I’m sure glad my copies of the books are older. I bought them used, one at a time, because I wanted them in hardback.
So, I just checked my copies and the headcheese was made in the first chapter of Little House in the Big Woods. I was just one paragraph, but pretty graphic, with Ma boiling the head, scraping it, etc. It was page 17 in my hardback edition – shortly after the pig bladder part. Regular cheesemaking (with the slotted board) is in chapter “Summertime” – page 177, in my copy. This is the same chapter in which Laura is whipped with a strap, BTW (page 184), for slapping the Mary (who had been teasing Laura that her own – golden – hair was prettier than Laura’s brown hair).
Farmer Boy had the horse-whipping scene in the third chapter, with background on it in the first two chapters. The “slim, pale, young” teacher is taught by Almanzo’s father how to handle a horsewhip so he could keep five big thugs in line. These boys, BTW, were criminal 16 or 17 year old bullies and “everyone was afraid of them. …They boasted that no teacher could finish the winter term in that school, and no teacher ever had.” It is mentioned that one of the teachers they beat “died of it later.” If headcheese is mentioned in Farmer Boy, I believe it’s only in the context of eating it.
There are many indian scenes in Little House on the Prairie. The indians come to the house in the chapter “Indians in the House” Their “naked[ness]” and “wild[ness]” are mentioned several times and their bad smell is mentioned, too, and explained as coming from the skunk skins they wear as loincloths. Their faces are called “bold and fierce and terrible.” They take all Pa’s tobacco and eat “a lot” of cornbread. No pillow-slashing, though. More indians come later, in “The Tall Indian.” They are treated fairly respectfully in the text, other than having them say “How,” and such – not uncommon in a book written in the 1930s. One indian who comes speaks french, and Pa calls him “No common trash.” In the same chapter, more indians come – these are called “dirty and scowling and mean” – they take the tobacco again, and cornbread and almost take the furs Pa’s been collecting, but leave those behind at the last minute – presumably because their leaders have cautioned them against causing trouble. No pillow-slashing. In the chapter “Indian War-Cry,” the indians hold a conference for several nights and frighten the settlers with their war-cries but nothing comes of it – all the tribes but the Osage leave and Pa learns (from an indian he meets who speaks English) that a great Osage warior, Soldat du Chene, has convinced them not to make war. In the next chapter, the Osage leave. Laura is moved by the sight of their going. The Osage chief comes first, on his pony, “The pony’s nose and head were free; it wore no bridle. Not even one strap was on it anywhere. There was nothing to make it do anything it didn’t want to do. Willingly it came trotting along the old Indian trail as if it liked to carry the Indian on its back.” Laura calls the indian’s face, “a proud, still face. No matter what happened, it would always be like that.” The indians go by all day long. There is one point when Laura sees an indian baby and wants it, and asks Pa to get it for her. In the final chapter, soldiers come and tell the Ingalls that their land was opened for homesteading in error and they must leave.

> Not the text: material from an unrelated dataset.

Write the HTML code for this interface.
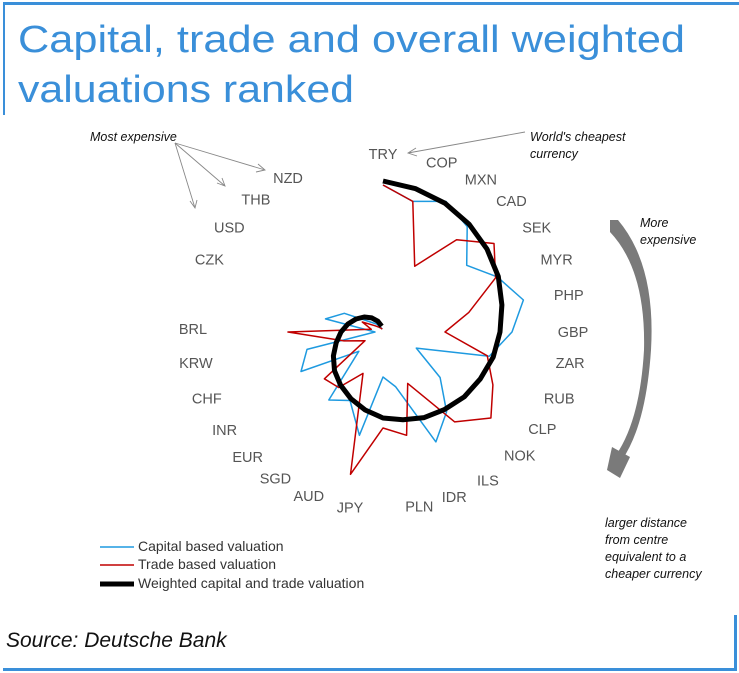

It’s in The Long Winter that the house is buried in snow and Laura sees the horses hoofs go by, level with her second floor window. This is in chapter “Cold and Dark,” page 232 in my copy.
I love these books! I can’t imagine why they did some of this editing. The indian stuff makes a kind of sense (although I don’t agree with it) – the scene where Laura asks for the indian baby is pretty politically incorrect, among others – but why some of the other cuts?
Oh, and the “Z” biographer is Donald Zochert and he’s about as good as it gets – there are no real good scholarly biographies of Wilder.